Он все понял и побледнел. Схватил меня за плечо.

— Все будет хорошо, не волнуйтесь, — он снова отрицательно качнул головой.

— А если не будет? — спросил Артур и сжал челюсти.

— Поздно об этом думать. Все уже решено. Сегодня вы отправитесь в стационар.

Я не сделала ему укол. У меня слишком тряслись руки, и Артур это видел. Отобрал у меня шприц и положил на стол.

— Спасибо, Анечка. И за сногсшибательную новость тоже спасибо.

Теперь моя паника передалась и ему, но у нас нет выбора. Мы должны бежать сегодня. До того как Андрей Иванович увидит документы.

— Вы свободны. Можете его забрать.

Охранник увел Артура, а я почувствовала, как в этот же момент перестала дрожать. Началось. У меня нет времени на страх, на промашки. Счет пошел на секунды. Или сейчас или никогда. Мы прошли точку невозврата, в тот момент как я подсыпала снотворное Семенычу и подделала его подпись на бланке.


Я шла по улице быстрым шагом, сжимая в руках папку. Я надеялась, что Пашка все понял. Надеялась, что Артур тоже не подведет, а Семеныч проспит как можно дольше и охраннику не придет в голову его разбудить.

Фомин принял меня не сразу. Он был не один. Я дожидалась в приемной, гипнотизируя большие настенные часы. Если сейчас Фомин заметит, что подпись поддельная или позвонит Семенычу — все накроется. Он тут же поймет. У него чутье развито не хуже чем у сторожевого пса. Но я уже знала, как сбить его с толку. Я очень надеялась, что у меня получится.

Из кабинета вышел Рыжов, по всей видимости, получил по мозгам. Вид у него был довольно удрученный и помятый. Он рассеянно со мной поздоровался и быстрым шагом удалился. Секретарь Фомина вызвал меня в кабинет. Я сняла шапочку, ловко расстегнула первые две пуговицы на кофточке и решительно вошла, прикрыла за собой дверь. Фомин курил и что-то читал в толстой папке, поднял голову и улыбнулся.

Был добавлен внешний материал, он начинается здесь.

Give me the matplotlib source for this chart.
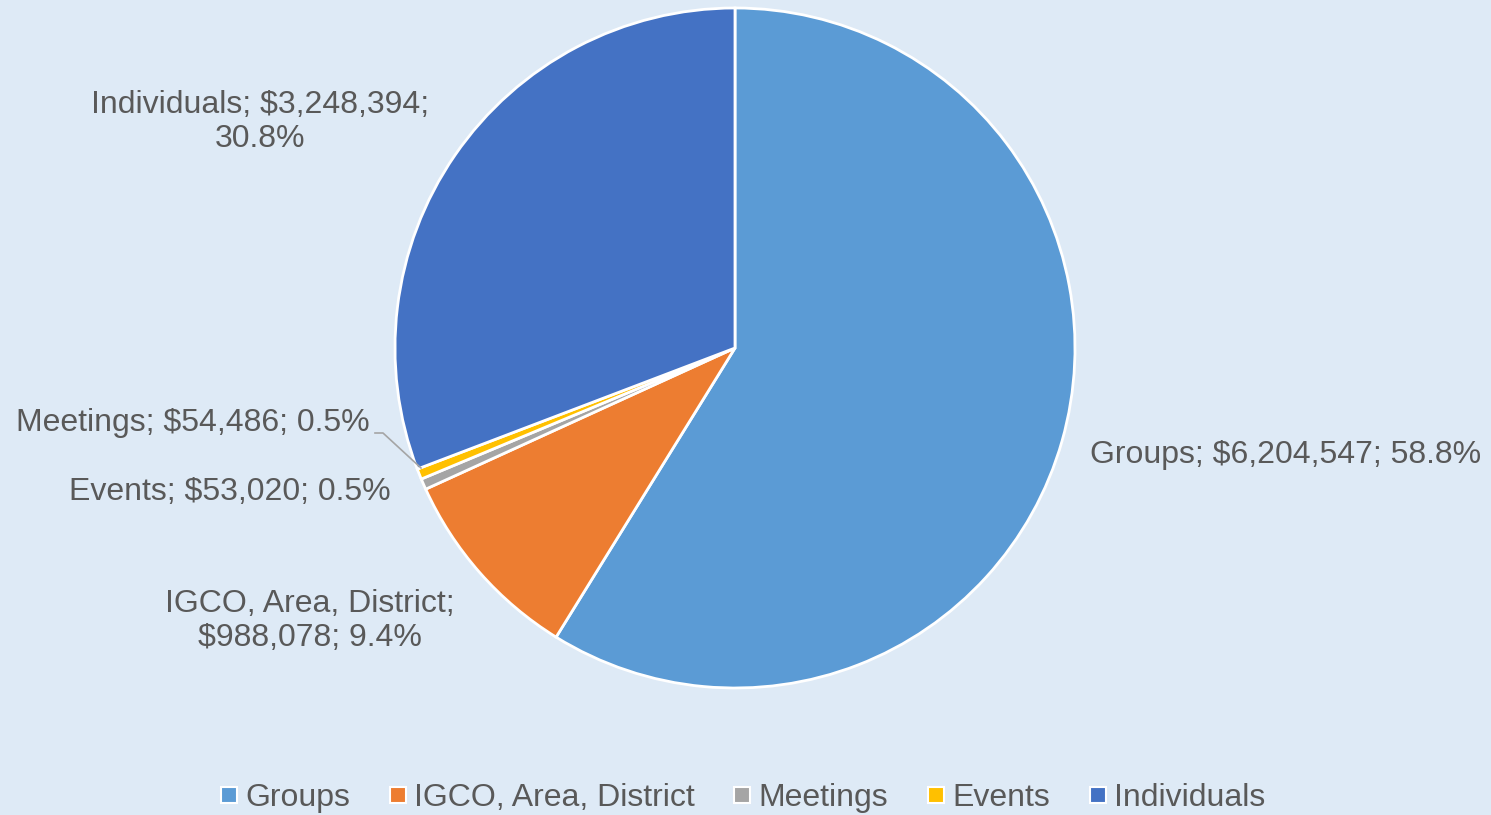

— Анечка, очень рад вас видеть.

Нажал кнопку на селекторе:

— Принеси нам кофе. Анечка, вам с молоком? Растворимый?

Я кивнула и подошла к столу. Смотрела на Фомина во все глаза. С чего начать? Черт, это не Новицкий, а я не Инга.

— Что такое, Анечка? Вы так взволнованы? Что-то случилось?

Видит гад. Все видит: и бледность, и дрожащие ручки. Хорошо хоть глаза успела подвести снова, а то с размазанной тушью как-то не с руки соблазнять начальника колонии строгого режима. Все. Пора.

— Взволнованна. Вы обещали мне позвонить…и… я ждала и… Простите. Не важно. Я такая дура. Извините. Тут Семеныч бумагу на подпись передал.

Я открыла папку, руки заметно тряслись, но это не страшно. Пусть думает — от избытка чувств. Фомин встал из-за стола медленно, не заметил даже, как шариковая ручка упала на пол. Я наклонилась за ней, а когда поднялась, он тут же схватил меня в объятия. Сердце колотилось быстро как у пойманной птички. Фомин тяжело дышал, я чувствовала, что он смотрит в вырез моей кофточки. Вдруг подполковник привлек меня к себе и прижался губами к моей шее.